DIRECTIONS FOR THIS TASK
Copy out every line exactly, passing over the pictures.

************

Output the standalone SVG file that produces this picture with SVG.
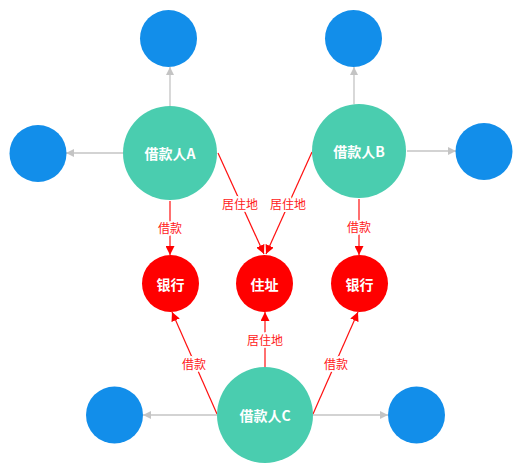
<svg xmlns="http://www.w3.org/2000/svg" width="531" height="474" viewBox="0 0 531 474">
<style>
.blue{fill:#128EEA}
.teal{fill:#4ACDAF}
.red{fill:#FF0000}
.gray{stroke:#C4C4C4;stroke-width:1.3;fill:none}
.rl{stroke:#FF1010;stroke-width:1.2;fill:none}
.nt{fill:#fff;font-family:"Noto Sans CJK SC","Liberation Sans",sans-serif;font-weight:bold;font-size:14px;text-anchor:middle;dominant-baseline:central}
.el{fill:#FF2020;font-family:"Noto Sans CJK SC","Liberation Sans",sans-serif;font-size:12px;text-anchor:middle;dominant-baseline:central;stroke:#fff;stroke-width:4px;paint-order:stroke;stroke-linejoin:round}
</style>
<defs>
<marker id="ag" viewBox="0 0 10 10" refX="10" refY="5" markerWidth="8" markerHeight="8" markerUnits="userSpaceOnUse" orient="auto"><path d="M0,0L10,5L0,10z" fill="#C4C4C4"/></marker>
<marker id="ar" viewBox="0 0 10 10" refX="10" refY="5" markerWidth="9" markerHeight="9" markerUnits="userSpaceOnUse" orient="auto"><path d="M0,0L10,5L0,10z" fill="#FF0000"/></marker>
</defs>
<g id="connectors">
<line class="gray" x1="170" y1="106" x2="170" y2="67" marker-end="url(#ag)"/>
<line class="gray" x1="123" y1="153" x2="66" y2="153" marker-end="url(#ag)"/>
<line class="gray" x1="354" y1="104" x2="354" y2="67" marker-end="url(#ag)"/>
<line class="gray" x1="407" y1="151" x2="456" y2="151" marker-end="url(#ag)"/>
<line class="gray" x1="217" y1="415" x2="143" y2="415" marker-end="url(#ag)"/>
<line class="gray" x1="313" y1="415" x2="388" y2="415" marker-end="url(#ag)"/>
<line class="rl" x1="170" y1="201" x2="170" y2="255" marker-end="url(#ar)"/>
<line class="rl" x1="218" y1="153" x2="264" y2="254" marker-end="url(#ar)"/>
<line class="rl" x1="312" y1="152" x2="266" y2="254" marker-end="url(#ar)"/>
<line class="rl" x1="359" y1="199" x2="359" y2="255" marker-end="url(#ar)"/>
<line class="rl" x1="217" y1="414" x2="172" y2="312" marker-end="url(#ar)"/>
<line class="rl" x1="265" y1="368" x2="265" y2="312" marker-end="url(#ar)"/>
<line class="rl" x1="313" y1="414" x2="358" y2="312" marker-end="url(#ar)"/>
<text class="el" x="170" y="227">借款</text>
<text class="el" x="240" y="203">居住地</text>
<text class="el" x="288" y="203">居住地</text>
<text class="el" x="359" y="226">借款</text>
<text class="el" x="194" y="363">借款</text>
<text class="el" x="265" y="339">居住地</text>
<text class="el" x="336" y="363">借款</text>
</g>
<g id="borrowerA"><circle class="teal" cx="170" cy="153" r="47"/><text class="nt" x="170" y="153">借款人A</text></g>
<g id="borrowerB"><circle class="teal" cx="359" cy="151" r="47"/><text class="nt" x="359" y="151">借款人B</text></g>
<g id="borrowerC"><circle class="teal" cx="265" cy="415" r="48"/><text class="nt" x="265" y="415">借款人C</text></g>
<g id="bank1"><circle class="red" cx="170.5" cy="283.5" r="28.5"/><text class="nt" x="170.5" y="283.5">银行</text></g>
<g id="address"><circle class="red" cx="264.5" cy="283.5" r="28.5"/><text class="nt" x="264.5" y="283.5">住址</text></g>
<g id="bank2"><circle class="red" cx="359.5" cy="283.5" r="28.5"/><text class="nt" x="359.5" y="283.5">银行</text></g>
<g id="blueA_top"><circle class="blue" cx="168.5" cy="38.5" r="28.5"/></g>
<g id="blueA_left"><circle class="blue" cx="38" cy="153.5" r="28.5"/></g>
<g id="blueB_top"><circle class="blue" cx="353.5" cy="38.5" r="28.5"/></g>
<g id="blueB_right"><circle class="blue" cx="484" cy="151.5" r="28.5"/></g>
<g id="blueC_left"><circle class="blue" cx="114.5" cy="415" r="28.5"/></g>
<g id="blueC_right"><circle class="blue" cx="416.5" cy="415" r="28.5"/></g>
</svg>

************

FINAL RESULT
Output the standalone SVG file that produces this picture with SVG.
<svg xmlns="http://www.w3.org/2000/svg" width="531" height="474" viewBox="0 0 531 474">
<style>
.blue{fill:#128EEA}
.teal{fill:#4ACDAF}
.red{fill:#FF0000}
.gray{stroke:#C4C4C4;stroke-width:1.3;fill:none}
.rl{stroke:#FF1010;stroke-width:1.2;fill:none}
.nt{fill:#fff;font-family:"Noto Sans CJK SC","Liberation Sans",sans-serif;font-weight:bold;font-size:14px;text-anchor:middle;dominant-baseline:central}
.el{fill:#FF2020;font-family:"Noto Sans CJK SC","Liberation Sans",sans-serif;font-size:12px;text-anchor:middle;dominant-baseline:central;stroke:#fff;stroke-width:4px;paint-order:stroke;stroke-linejoin:round}
</style>
<defs>
<marker id="ag" viewBox="0 0 10 10" refX="10" refY="5" markerWidth="8" markerHeight="8" markerUnits="userSpaceOnUse" orient="auto"><path d="M0,0L10,5L0,10z" fill="#C4C4C4"/></marker>
<marker id="ar" viewBox="0 0 10 10" refX="10" refY="5" markerWidth="9" markerHeight="9" markerUnits="userSpaceOnUse" orient="auto"><path d="M0,0L10,5L0,10z" fill="#FF0000"/></marker>
</defs>
<g id="connectors">
<line class="gray" x1="170" y1="106" x2="170" y2="67" marker-end="url(#ag)"/>
<line class="gray" x1="123" y1="153" x2="66" y2="153" marker-end="url(#ag)"/>
<line class="gray" x1="354" y1="104" x2="354" y2="67" marker-end="url(#ag)"/>
<line class="gray" x1="407" y1="151" x2="456" y2="151" marker-end="url(#ag)"/>
<line class="gray" x1="217" y1="415" x2="143" y2="415" marker-end="url(#ag)"/>
<line class="gray" x1="313" y1="415" x2="388" y2="415" marker-end="url(#ag)"/>
<line class="rl" x1="170" y1="201" x2="170" y2="255" marker-end="url(#ar)"/>
<line class="rl" x1="218" y1="153" x2="264" y2="254" marker-end="url(#ar)"/>
<line class="rl" x1="312" y1="152" x2="266" y2="254" marker-end="url(#ar)"/>
<line class="rl" x1="359" y1="199" x2="359" y2="255" marker-end="url(#ar)"/>
<line class="rl" x1="217" y1="414" x2="172" y2="312" marker-end="url(#ar)"/>
<line class="rl" x1="265" y1="368" x2="265" y2="312" marker-end="url(#ar)"/>
<line class="rl" x1="313" y1="414" x2="358" y2="312" marker-end="url(#ar)"/>
<text class="el" x="170" y="227">借款</text>
<text class="el" x="240" y="203">居住地</text>
<text class="el" x="288" y="203">居住地</text>
<text class="el" x="359" y="226">借款</text>
<text class="el" x="194" y="363">借款</text>
<text class="el" x="265" y="339">居住地</text>
<text class="el" x="336" y="363">借款</text>
</g>
<g id="borrowerA"><circle class="teal" cx="170" cy="153" r="47"/><text class="nt" x="170" y="153">借款人A</text></g>
<g id="borrowerB"><circle class="teal" cx="359" cy="151" r="47"/><text class="nt" x="359" y="151">借款人B</text></g>
<g id="borrowerC"><circle class="teal" cx="265" cy="415" r="48"/><text class="nt" x="265" y="415">借款人C</text></g>
<g id="bank1"><circle class="red" cx="170.5" cy="283.5" r="28.5"/><text class="nt" x="170.5" y="283.5">银行</text></g>
<g id="address"><circle class="red" cx="264.5" cy="283.5" r="28.5"/><text class="nt" x="264.5" y="283.5">住址</text></g>
<g id="bank2"><circle class="red" cx="359.5" cy="283.5" r="28.5"/><text class="nt" x="359.5" y="283.5">银行</text></g>
<g id="blueA_top"><circle class="blue" cx="168.5" cy="38.5" r="28.5"/></g>
<g id="blueA_left"><circle class="blue" cx="38" cy="153.5" r="28.5"/></g>
<g id="blueB_top"><circle class="blue" cx="353.5" cy="38.5" r="28.5"/></g>
<g id="blueB_right"><circle class="blue" cx="484" cy="151.5" r="28.5"/></g>
<g id="blueC_left"><circle class="blue" cx="114.5" cy="415" r="28.5"/></g>
<g id="blueC_right"><circle class="blue" cx="416.5" cy="415" r="28.5"/></g>
</svg>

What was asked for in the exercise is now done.